Key features include: covers the core areas taught at the beginning of courses on French law, therefore giving students a good grounding in the essentials prior to further study; brings the key issues to life by including material from the political arena showing how the system works in practice; and includes chapters on academic and professional law studies in France, and practical illustrations of how to structure essays and exercises, invaluable for students on Erasmus and exchange programmes.
Changes to the new edition include: inclusion of more diagrams, allowing students to visualise and learn the key concepts and structures; internet links and a bibliography at the end of each chapter will enable students to research relevant material and expand their reading; a companion website will provide regular updates on changes in the law that affect the book, a glossary of key terms and weblinks; discussion of the new Commercial Code, explaining why there was a need for a new code; and the new Criminal Justice Act, which has reinforced the presumption of innocence and made major changes to the right to appeal in criminal cases, with the introduction of a new appellate Cour d'assises.

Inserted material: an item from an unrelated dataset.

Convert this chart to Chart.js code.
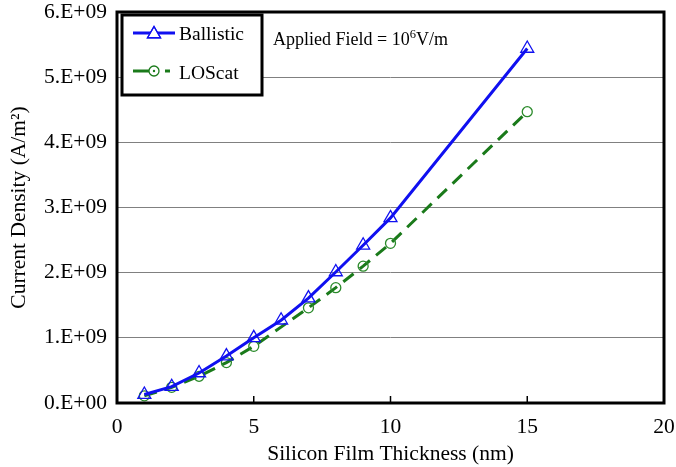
<!DOCTYPE html>
<html>
<head>
<meta charset="utf-8">
<script src="https://cdn.jsdelivr.net/npm/chart.js@4/dist/chart.umd.min.js"></script>
<style>
  html, body { margin: 0; padding: 0; background: #fff; }
  #wrap { width: 676px; height: 467px; position: relative; }
</style>
</head>
<body>
<div id="wrap"><canvas id="c" width="676" height="467"></canvas></div>
<script>
// Data
const ballisticThickness = [1, 2, 3, 4, 5, 6, 7, 8, 9, 10, 15];
const ballisticValues = [0.13e9, 0.25e9, 0.46e9, 0.72e9, 1.00e9, 1.27e9, 1.61e9, 2.01e9, 2.42e9, 2.84e9, 5.44e9];
const loscatThickness = [1, 2, 3, 4, 5, 7, 8, 9, 10, 15];
const loscatValues = [0.11e9, 0.24e9, 0.41e9, 0.62e9, 0.87e9, 1.46e9, 1.77e9, 2.10e9, 2.45e9, 4.47e9];
const xTickValues = [0, 5, 10, 15, 20];
const yTickLabels = ['0.E+00', '1.E+09', '2.E+09', '3.E+09', '4.E+09', '5.E+09', '6.E+09'];
const seriesNames = ['Ballistic', 'LOScat'];
const xTitle = 'Silicon Film Thickness (nm)';
const yTitle = 'Current Density (A/m\u00B2)';
const annotationMain = 'Applied Field = 10';
const annotationSup = '6';
const annotationTail = 'V/m';

const BLUE = '#1010f0';
const GREEN = '#1a7a1a';
const FONT = '"Liberation Serif", "Times New Roman", serif';

const toPoints = (xs, ys) => xs.map((x, i) => ({ x: x, y: ys[i] }));

const framePlugin = {
  id: 'frame',
  afterDraw(chart) {
    const { ctx, chartArea: a, scales } = chart;
    ctx.save();
    // inward x ticks
    ctx.strokeStyle = '#000';
    ctx.lineWidth = 1.5;
    xTickValues.slice(1, -1).forEach(v => {
      const px = scales.x.getPixelForValue(v);
      ctx.beginPath();
      ctx.moveTo(px, a.bottom);
      ctx.lineTo(px, a.bottom - 7);
      ctx.stroke();
    });
    // frame
    ctx.lineWidth = 3;
    ctx.strokeRect(a.left, a.top, a.right - a.left, a.bottom - a.top);

    // legend box
    const lx = a.left + 5, ly = a.top + 3, lw = 140, lh = 80;
    ctx.fillStyle = '#fff';
    ctx.fillRect(lx, ly, lw, lh);
    ctx.lineWidth = 3;
    ctx.strokeStyle = '#000';
    ctx.strokeRect(lx, ly, lw, lh);

    // Ballistic entry
    const y1 = ly + 18;
    ctx.strokeStyle = BLUE;
    ctx.lineWidth = 3;
    ctx.beginPath(); ctx.moveTo(lx + 11, y1); ctx.lineTo(lx + 53, y1); ctx.stroke();
    ctx.lineWidth = 1.3;
    Chart.helpers.drawPoint(ctx, { pointStyle: 'triangle', radius: 7.5, rotation: 0, borderWidth: 1.3 }, lx + 32, y1 + 1);
    ctx.stroke();
    // LOScat entry
    const y2 = ly + 56;
    ctx.strokeStyle = GREEN;
    ctx.lineWidth = 3;
    ctx.beginPath(); ctx.moveTo(lx + 11, y2); ctx.lineTo(lx + 27, y2); ctx.stroke();
    ctx.beginPath(); ctx.moveTo(lx + 43, y2); ctx.lineTo(lx + 48, y2); ctx.stroke();
    ctx.lineWidth = 1.3;
    ctx.beginPath(); ctx.arc(lx + 32, y2, 5, 0, Math.PI * 2); ctx.stroke();
    ctx.fillStyle = GREEN;
    ctx.beginPath(); ctx.arc(lx + 32, y2, 1.2, 0, Math.PI * 2); ctx.fill();

    ctx.fillStyle = '#000';
    ctx.font = '19.5px ' + FONT;
    ctx.textBaseline = 'alphabetic';
    ctx.textAlign = 'left';
    ctx.fillText(seriesNames[0], lx + 57, y1 + 7);
    ctx.fillText(seriesNames[1], lx + 57, y2 + 8);

    // annotation
    const ax = 273, ay = 45;
    ctx.font = '18px ' + FONT;
    ctx.fillText(annotationMain, ax, ay);
    let w = ctx.measureText(annotationMain).width;
    ctx.font = '12.5px ' + FONT;
    ctx.fillText(annotationSup, ax + w, ay - 7);
    w += ctx.measureText(annotationSup).width;
    ctx.font = '18px ' + FONT;
    ctx.fillText(annotationTail, ax + w, ay);
    ctx.restore();
  }
};

new Chart(document.getElementById('c'), {
  type: 'line',
  data: {
    datasets: [
      {
        label: seriesNames[0],
        data: toPoints(ballisticThickness, ballisticValues),
        borderColor: BLUE,
        borderWidth: 3,
        pointStyle: 'triangle',
        pointRadius: 7.5,
        pointBorderWidth: 1.3,
        pointBorderColor: BLUE,
        pointBackgroundColor: 'rgba(0,0,0,0)',
        tension: 0,
        fill: false
      },
      {
        label: seriesNames[1],
        data: toPoints(loscatThickness, loscatValues),
        borderColor: GREEN,
        borderWidth: 3,
        borderDash: [13, 8],
        pointStyle: 'circle',
        pointRadius: 5,
        pointBorderWidth: 1.3,
        pointBorderColor: '#2a8a2a',
        pointBackgroundColor: 'rgba(0,0,0,0)',
        tension: 0,
        fill: false
      }
    ]
  },
  plugins: [framePlugin],
  options: {
    responsive: false,
    animation: false,
    devicePixelRatio: 1,
    layout: { padding: { top: 12, right: 12, left: 0, bottom: 0 } },
    plugins: { legend: { display: false }, tooltip: { enabled: false } },
    scales: {
      x: {
        type: 'linear',
        min: 0, max: 20,
        afterBuildTicks(scale) { scale.ticks = xTickValues.map(v => ({ value: v })); },
        afterFit(scale) { scale.height = 64; scale.paddingLeft = 0; scale.paddingRight = 0; },
        grid: { display: false },
        border: { display: false },
        ticks: { color: '#000', font: { family: FONT, size: 21.5 }, padding: 3, maxRotation: 0 },
        title: { display: true, text: xTitle, color: '#000', font: { family: FONT, size: 21.5 }, padding: { top: 2, bottom: 0 } }
      },
      y: {
        min: 0, max: 6e9,
        afterBuildTicks(scale) { scale.ticks = yTickLabels.map((t, i) => ({ value: i * 1e9 })); },
        afterFit(scale) { scale.width = 117; scale.paddingTop = 0; scale.paddingBottom = 0; },
        grid: { color: '#808080', lineWidth: 1, drawTicks: false },
        border: { display: false },
        ticks: {
          color: '#000', font: { family: FONT, size: 21.5 }, padding: 10,
          callback: (v) => yTickLabels[Math.round(v / 1e9)]
        },
        title: { display: true, text: yTitle, color: '#000', font: { family: FONT, size: 21.5 }, padding: { top: 6, bottom: 4 } }
      }
    }
  }
});
</script>
</body>
</html>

It also includes: an analysis of the new court of first instance - le juge de proximite; discussion of the important legal consequences of the reduction of the presidential term from 7 to 5 years; the reforms made to the French university system in order to obtain a European unified university system; the changes that the legal profession is currently undergoing to fight increasing competition from foreign law firms; the introduction of plea-bargaining in France; and the consequences of the recent political scandals, with possible changes to the principle of immunity.